> **Material provided**:
——
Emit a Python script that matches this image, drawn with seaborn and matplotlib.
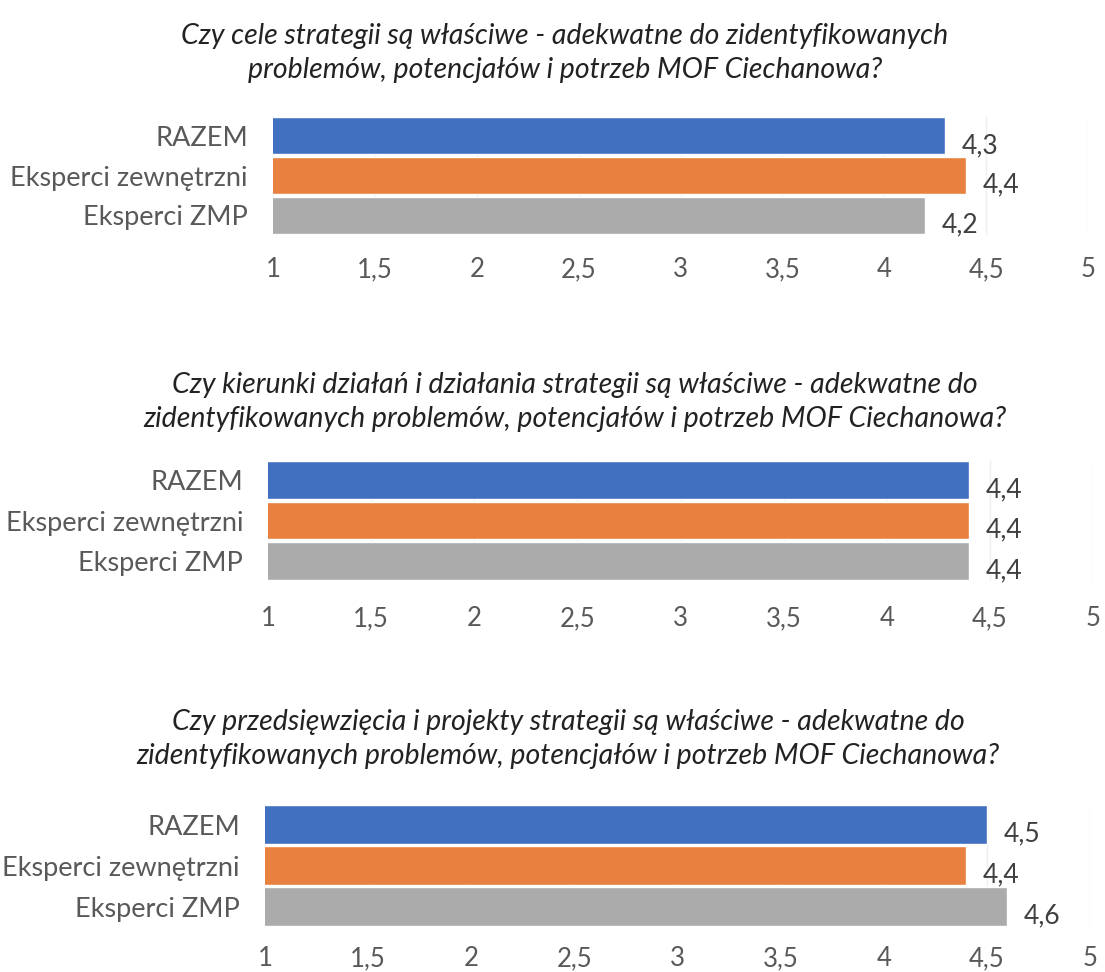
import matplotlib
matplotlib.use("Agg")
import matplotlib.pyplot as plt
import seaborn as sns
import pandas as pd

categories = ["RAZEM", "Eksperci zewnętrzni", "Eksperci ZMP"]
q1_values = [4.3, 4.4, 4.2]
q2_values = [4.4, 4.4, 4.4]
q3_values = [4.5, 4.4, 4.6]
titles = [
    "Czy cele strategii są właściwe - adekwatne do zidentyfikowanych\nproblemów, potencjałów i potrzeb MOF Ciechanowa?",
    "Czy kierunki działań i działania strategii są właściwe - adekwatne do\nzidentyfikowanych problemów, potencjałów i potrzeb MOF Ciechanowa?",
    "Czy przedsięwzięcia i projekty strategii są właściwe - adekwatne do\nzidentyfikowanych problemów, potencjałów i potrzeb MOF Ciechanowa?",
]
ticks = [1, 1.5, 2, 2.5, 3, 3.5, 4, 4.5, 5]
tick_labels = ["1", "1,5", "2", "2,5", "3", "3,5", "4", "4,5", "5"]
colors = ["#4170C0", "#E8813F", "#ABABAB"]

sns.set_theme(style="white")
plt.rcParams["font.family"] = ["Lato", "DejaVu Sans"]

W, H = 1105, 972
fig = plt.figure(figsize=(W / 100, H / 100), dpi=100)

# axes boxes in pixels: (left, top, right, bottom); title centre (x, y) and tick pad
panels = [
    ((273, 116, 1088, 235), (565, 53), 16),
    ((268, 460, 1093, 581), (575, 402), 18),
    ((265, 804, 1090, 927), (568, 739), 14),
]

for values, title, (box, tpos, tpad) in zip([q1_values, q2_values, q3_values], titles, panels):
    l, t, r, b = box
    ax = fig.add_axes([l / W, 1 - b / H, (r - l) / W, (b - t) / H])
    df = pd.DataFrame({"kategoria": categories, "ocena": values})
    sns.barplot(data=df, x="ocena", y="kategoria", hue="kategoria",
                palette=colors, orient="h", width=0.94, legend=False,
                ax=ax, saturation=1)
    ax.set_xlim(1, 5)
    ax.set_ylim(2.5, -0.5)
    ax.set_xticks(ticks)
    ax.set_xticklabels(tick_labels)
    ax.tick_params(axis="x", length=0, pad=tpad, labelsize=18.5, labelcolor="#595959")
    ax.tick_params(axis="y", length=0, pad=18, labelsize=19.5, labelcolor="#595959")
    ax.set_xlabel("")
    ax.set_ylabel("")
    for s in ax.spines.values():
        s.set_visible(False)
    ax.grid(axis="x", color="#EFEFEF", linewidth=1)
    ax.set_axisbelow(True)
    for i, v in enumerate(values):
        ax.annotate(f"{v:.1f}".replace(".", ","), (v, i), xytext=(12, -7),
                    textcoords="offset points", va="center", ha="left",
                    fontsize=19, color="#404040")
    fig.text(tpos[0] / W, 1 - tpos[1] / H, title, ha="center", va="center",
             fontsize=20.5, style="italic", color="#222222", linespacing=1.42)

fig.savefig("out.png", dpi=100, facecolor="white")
——
Return, unchanged, the lines from the first line of the material through the line that holds "import pandas as pd", inclusive, omitting pictures.

> **Output of the task**:
Emit a Python script that matches this image, drawn with seaborn and matplotlib.
import matplotlib
matplotlib.use("Agg")
import matplotlib.pyplot as plt
import seaborn as sns
import pandas as pd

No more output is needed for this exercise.